SOURCE DATA:
------
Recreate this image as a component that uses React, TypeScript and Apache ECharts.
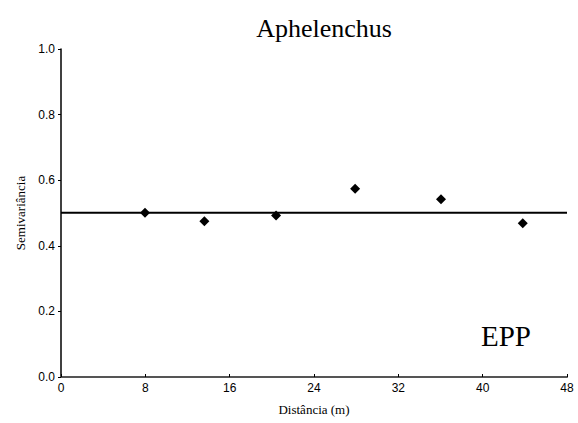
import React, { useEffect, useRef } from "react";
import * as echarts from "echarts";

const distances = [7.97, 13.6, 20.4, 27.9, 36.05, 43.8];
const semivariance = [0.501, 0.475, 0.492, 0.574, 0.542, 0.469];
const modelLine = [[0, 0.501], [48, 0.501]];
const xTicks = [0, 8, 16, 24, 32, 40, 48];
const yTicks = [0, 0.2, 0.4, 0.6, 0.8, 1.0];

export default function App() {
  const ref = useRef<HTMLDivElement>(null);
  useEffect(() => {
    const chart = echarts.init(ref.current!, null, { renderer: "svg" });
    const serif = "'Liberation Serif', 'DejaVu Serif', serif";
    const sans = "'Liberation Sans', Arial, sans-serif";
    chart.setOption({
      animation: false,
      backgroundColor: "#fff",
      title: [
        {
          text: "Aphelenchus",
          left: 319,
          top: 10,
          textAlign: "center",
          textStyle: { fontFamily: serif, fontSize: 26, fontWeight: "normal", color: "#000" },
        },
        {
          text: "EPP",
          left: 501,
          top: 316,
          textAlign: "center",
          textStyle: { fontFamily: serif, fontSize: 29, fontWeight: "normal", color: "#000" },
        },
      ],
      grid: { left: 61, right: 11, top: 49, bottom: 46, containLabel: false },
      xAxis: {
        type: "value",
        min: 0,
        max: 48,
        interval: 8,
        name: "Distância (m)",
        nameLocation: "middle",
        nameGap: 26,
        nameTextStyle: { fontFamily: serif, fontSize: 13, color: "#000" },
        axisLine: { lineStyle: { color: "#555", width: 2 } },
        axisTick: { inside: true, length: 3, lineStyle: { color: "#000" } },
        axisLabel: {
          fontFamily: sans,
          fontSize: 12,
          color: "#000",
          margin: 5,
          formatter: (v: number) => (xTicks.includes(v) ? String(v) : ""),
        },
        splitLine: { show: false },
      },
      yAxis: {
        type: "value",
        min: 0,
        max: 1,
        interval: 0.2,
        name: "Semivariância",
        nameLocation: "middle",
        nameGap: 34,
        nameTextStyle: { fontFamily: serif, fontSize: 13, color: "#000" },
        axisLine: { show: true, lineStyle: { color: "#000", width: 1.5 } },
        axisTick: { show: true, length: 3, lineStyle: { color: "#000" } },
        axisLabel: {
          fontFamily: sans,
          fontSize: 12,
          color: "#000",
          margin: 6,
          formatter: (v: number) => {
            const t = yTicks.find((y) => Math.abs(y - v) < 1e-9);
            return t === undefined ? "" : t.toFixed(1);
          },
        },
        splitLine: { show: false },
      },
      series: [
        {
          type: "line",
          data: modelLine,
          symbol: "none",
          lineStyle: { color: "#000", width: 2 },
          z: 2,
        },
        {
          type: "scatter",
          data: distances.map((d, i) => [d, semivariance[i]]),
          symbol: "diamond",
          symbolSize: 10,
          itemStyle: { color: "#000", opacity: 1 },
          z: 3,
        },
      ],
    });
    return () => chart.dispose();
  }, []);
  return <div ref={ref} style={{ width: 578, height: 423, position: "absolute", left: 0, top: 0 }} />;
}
------
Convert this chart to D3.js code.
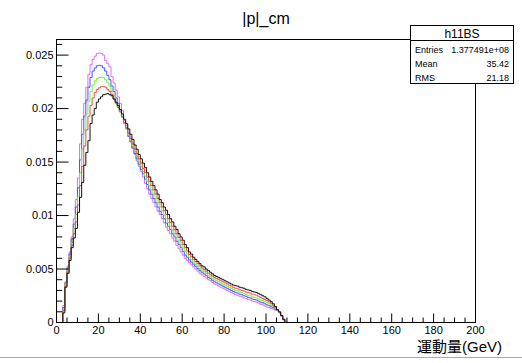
------
WRITTEN TASK: Look above for the line with "Recreate this image" and copy exactly from it through the line with "const yTicks = [0, 0.2, 0.4, 0.6, 0.8, 1.0];", both included. Omit the pictures.

EXERCISE ANSWER:
Recreate this image as a component that uses React, TypeScript and Apache ECharts.
import React, { useEffect, useRef } from "react";
import * as echarts from "echarts";

const distances = [7.97, 13.6, 20.4, 27.9, 36.05, 43.8];
const semivariance = [0.501, 0.475, 0.492, 0.574, 0.542, 0.469];
const modelLine = [[0, 0.501], [48, 0.501]];
const xTicks = [0, 8, 16, 24, 32, 40, 48];
const yTicks = [0, 0.2, 0.4, 0.6, 0.8, 1.0];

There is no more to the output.